Re: standard vs. hand crafted loops

From:
"Andrei Alexandrescu (See Website For Email)" <SeeWebsiteForEmail@erdani.org>
Newsgroups:
comp.lang.c++.moderated
Date:
20 May 2006 17:01:48 -0400
Message-ID:
<446DE6F9.4030006@erdani.org>
Daniel T. wrote:

It seems to me that when Mr. Richter said, "My major concern on the
STL
algorithms is that the job they perform is so trivial that you can
really write them up yourself..." he was saying that the job the
algorithm performs is trivial, not that the way it was used was too
complex. In other words, you are establishing a different argument.


The point is that algorithms like "std::find_if" require you to write
up a predicate for the algorithm to look at, and writing this predicate
requires the creation of a helper class that provides an operator().


Yes. I understand that was your point, Andrei didn't. OO and generic
programming provide structure, you specialize that structure by
providing some details. With OO you override virtual functions, with
generic programming you provide types and functors.

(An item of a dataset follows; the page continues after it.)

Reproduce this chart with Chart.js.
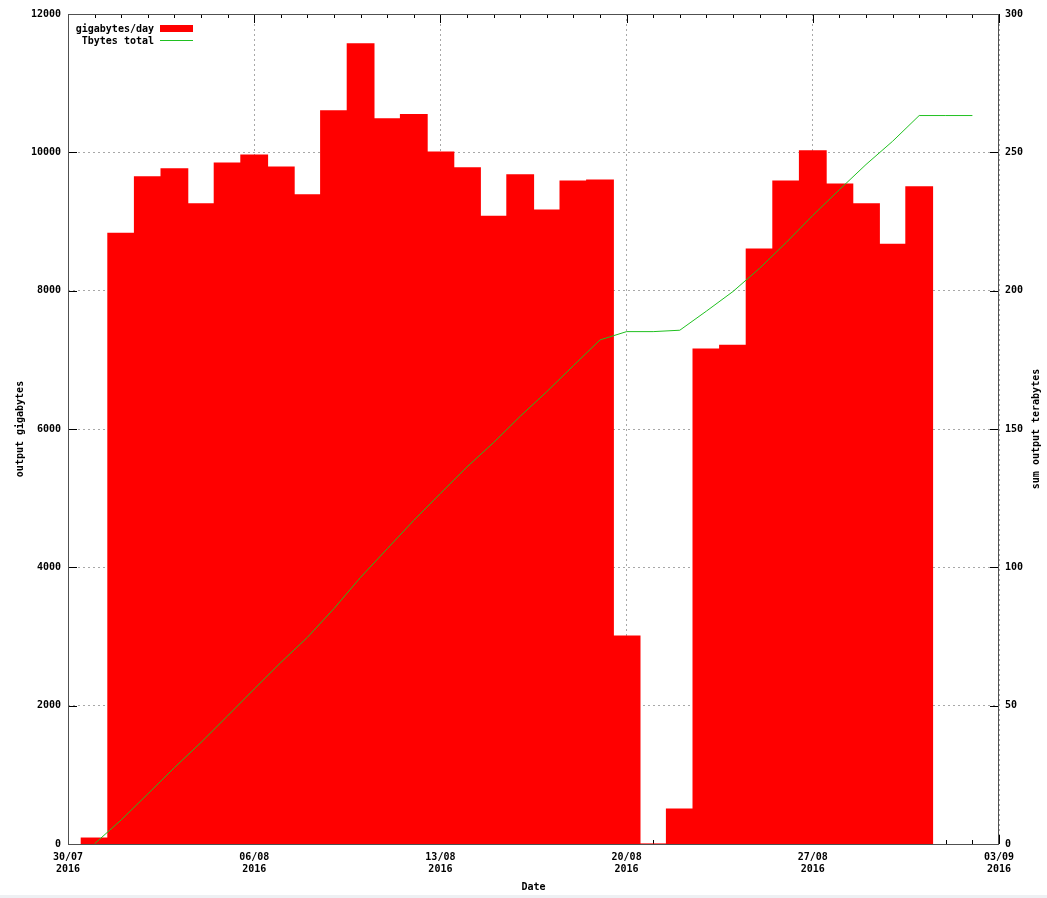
<!DOCTYPE html>
<html>
<head>
<meta charset="utf-8">
<title>output gigabytes</title>
<script src="https://cdn.jsdelivr.net/npm/chart.js@4.4.1/dist/chart.umd.min.js"></script>
<style>
    body { margin: 0; background: #eef0f3; }
    #wrap { width: 1047px; height: 895px; background: #fff; }
</style>
</head>
<body>
<div id="wrap"><canvas id="outputChart" width="1047" height="895"></canvas></div>
<script>
// Days counted from 30/07/2016 (day 0)
const barDays = [1, 2, 3, 4, 5, 6, 7, 8, 9, 10, 11, 12, 13, 14, 15, 16, 17, 18, 19, 20,
                 21, 22, 23, 24, 25, 26, 27, 28, 29, 30, 31, 32];
const gigabytesPerDay = [85, 8830, 9645, 9760, 9255, 9845, 9960, 9785, 9385, 10600, 11570, 10485,
                         10545, 10005, 9775, 9075, 9675, 9165, 9585, 9600, 3005,
                         0, 505, 7155, 7210, 8600, 9585, 10020, 9540, 9255, 8670, 9500];

const lineDays = [1, 2, 3, 4, 5, 6, 7, 8, 9, 10, 11, 12, 13, 14, 15, 16, 17, 18, 19, 20,
                  21, 22, 23, 24, 25, 26, 27, 28, 29, 30, 31, 32, 33, 34];
const tbytesTotal = [0.1, 8.7, 18.1, 27.6, 36.7, 46.3, 56.0, 65.6, 74.7, 85.1, 96.4, 106.7,
                     117.0, 126.7, 136.3, 145.1, 154.6, 163.5, 172.9, 182.2, 185.2,
                     185.2, 185.7, 192.6, 199.7, 208.1, 217.4, 227.2, 236.5, 245.6, 254.0, 263.3,
                     263.3, 263.3];

const xTickLabels = ['30/07', '06/08', '13/08', '20/08', '27/08', '03/09'];
const xTickYear = '2016';
const leftTicks = [0, 2000, 4000, 6000, 8000, 10000, 12000];
const rightTicks = [0, 50, 100, 150, 200, 250, 300];

const FONT = { family: 'DejaVu Sans Mono', size: 10, weight: 'bold' };

/**
 * gnuplot-like frame: inward tick marks, box border, legend and right title
 */
const gnuplotFrame = {
    id: 'gnuplotFrame',
    beforeDatasetsDraw(chart) {
        const { ctx, chartArea: a, scales } = chart;
        ctx.save();
        ctx.strokeStyle = '#000';
        ctx.lineWidth = 1;
        ctx.beginPath();
        // x ticks every day, major every week, bottom and top
        for (let d = 0; d <= 35; d++) {
            const x = Math.round(scales.x.getPixelForValue(d)) + 0.5;
            const len = d % 7 === 0 ? 9 : 4;
            ctx.moveTo(x, a.bottom); ctx.lineTo(x, a.bottom - len);
            ctx.moveTo(x, a.top); ctx.lineTo(x, a.top + len);
        }
        leftTicks.forEach(v => {
            const y = Math.round(scales.y.getPixelForValue(v)) + 0.5;
            ctx.moveTo(a.left, y); ctx.lineTo(a.left + 9, y);
        });
        rightTicks.forEach(v => {
            const y = Math.round(scales.y2.getPixelForValue(v)) + 0.5;
            ctx.moveTo(a.right, y); ctx.lineTo(a.right - 9, y);
        });
        ctx.stroke();
        ctx.restore();
    },
    afterDraw(chart) {
        const { ctx, chartArea: a } = chart;
        ctx.save();
        // border box
        ctx.strokeStyle = '#505050';
        ctx.lineWidth = 1;
        ctx.strokeRect(Math.round(a.left) + 0.5, Math.round(a.top) + 0.5,
                       Math.round(a.right - a.left) - 1, Math.round(a.bottom - a.top));

        // legend
        ctx.font = 'bold 10px "DejaVu Sans Mono"';
        ctx.fillStyle = '#000';
        ctx.textAlign = 'right';
        ctx.textBaseline = 'middle';
        const ds = chart.data.datasets;
        ctx.fillText(ds[0].label, 154, 29);
        ctx.fillText(ds[1].label, 154, 41);
        ctx.fillStyle = ds[0].backgroundColor;
        ctx.fillRect(160, 25, 33, 7);
        ctx.strokeStyle = ds[1].borderColor;
        ctx.beginPath();
        ctx.moveTo(160, 40.5); ctx.lineTo(193, 40.5);
        ctx.stroke();

        // right axis title, reading bottom to top like gnuplot
        ctx.fillStyle = '#000';
        ctx.textAlign = 'center';
        ctx.translate(1036, (a.top + a.bottom) / 2);
        ctx.rotate(-Math.PI / 2);
        ctx.fillText('sum output terabytes', 0, 0);
        ctx.restore();
    }
};

document.addEventListener('DOMContentLoaded', function() {
    if (typeof Chart === 'undefined') {
        console.error('Chart.js is not loaded');
        return;
    }
    Chart.defaults.font = FONT;
    Chart.defaults.color = '#000';

    const ctx = document.getElementById('outputChart').getContext('2d');
    const plainNumber = function(value) { return String(value); };

    new Chart(ctx, {
        data: {
            datasets: [{
                type: 'bar',
                label: 'gigabytes/day',
                data: barDays.map((d, i) => ({ x: d, y: gigabytesPerDay[i] })),
                backgroundColor: '#ff0000',
                borderWidth: 0,
                inflateAmount: 0.6,
                barPercentage: 1.0,
                categoryPercentage: 1.0,
                yAxisID: 'y',
                order: 1
            }, {
                type: 'line',
                label: 'Tbytes total',
                data: lineDays.map((d, i) => ({ x: d, y: tbytesTotal[i] })),
                borderColor: '#20c020',
                borderWidth: 1,
                pointRadius: 0,
                tension: 0,
                fill: false,
                yAxisID: 'y2',
                order: 0
            }]
        },
        options: {
            responsive: false,
            animation: false,
            layout: { padding: { top: 14, left: 0, right: 0, bottom: 0 } },
            plugins: {
                legend: { display: false },
                tooltip: { enabled: false }
            },
            scales: {
                x: {
                    type: 'linear',
                    offset: false,
                    min: 0,
                    max: 35,
                    afterFit: function(scale) { scale.height = 51; },
                    grid: {
                        offset: false,
                        color: '#a8a8a8',
                        drawTicks: false
                    },
                    border: { display: false, dash: [2, 3] },
                    ticks: {
                        stepSize: 7,
                        padding: 7,
                        maxRotation: 0,
                        autoSkip: false,
                        callback: function(value) {
                            return [xTickLabels[value / 7], xTickYear];
                        }
                    },
                    title: {
                        display: true,
                        text: 'Date',
                        padding: { top: 0, bottom: 2 }
                    }
                },
                y: {
                    position: 'left',
                    min: 0,
                    max: 12000,
                    afterFit: function(scale) { scale.width = 68; },
                    grid: { color: '#a8a8a8', drawTicks: false },
                    border: { display: false, dash: [2, 3] },
                    ticks: { stepSize: 2000, padding: 7, callback: plainNumber },
                    title: {
                        display: true,
                        text: 'output gigabytes',
                        padding: { top: 14, bottom: 0 }
                    }
                },
                y2: {
                    position: 'right',
                    min: 0,
                    max: 300,
                    afterFit: function(scale) { scale.width = 48; },
                    grid: { display: false, drawTicks: false },
                    border: { display: false },
                    ticks: { stepSize: 50, padding: 6, callback: plainNumber }
                }
            }
        },
        plugins: [gnuplotFrame]
    });
});
</script>
</body>
</html>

Maybe I didn't express myself clearly. Of course I understand your
parallel, but I believe it's not valid. C++ offers virtuals and
overriding as a fundamental mechanism, while lambdas are absent, and
functors are a pain to write. Higher order composition is just not
achievable generally and comfortably in C++; the fact that the most
naive customizations are exceedingly hard to put together is witness to
this fact.

Do you also object to overriding virtual functions?


No. And there is no link between the two.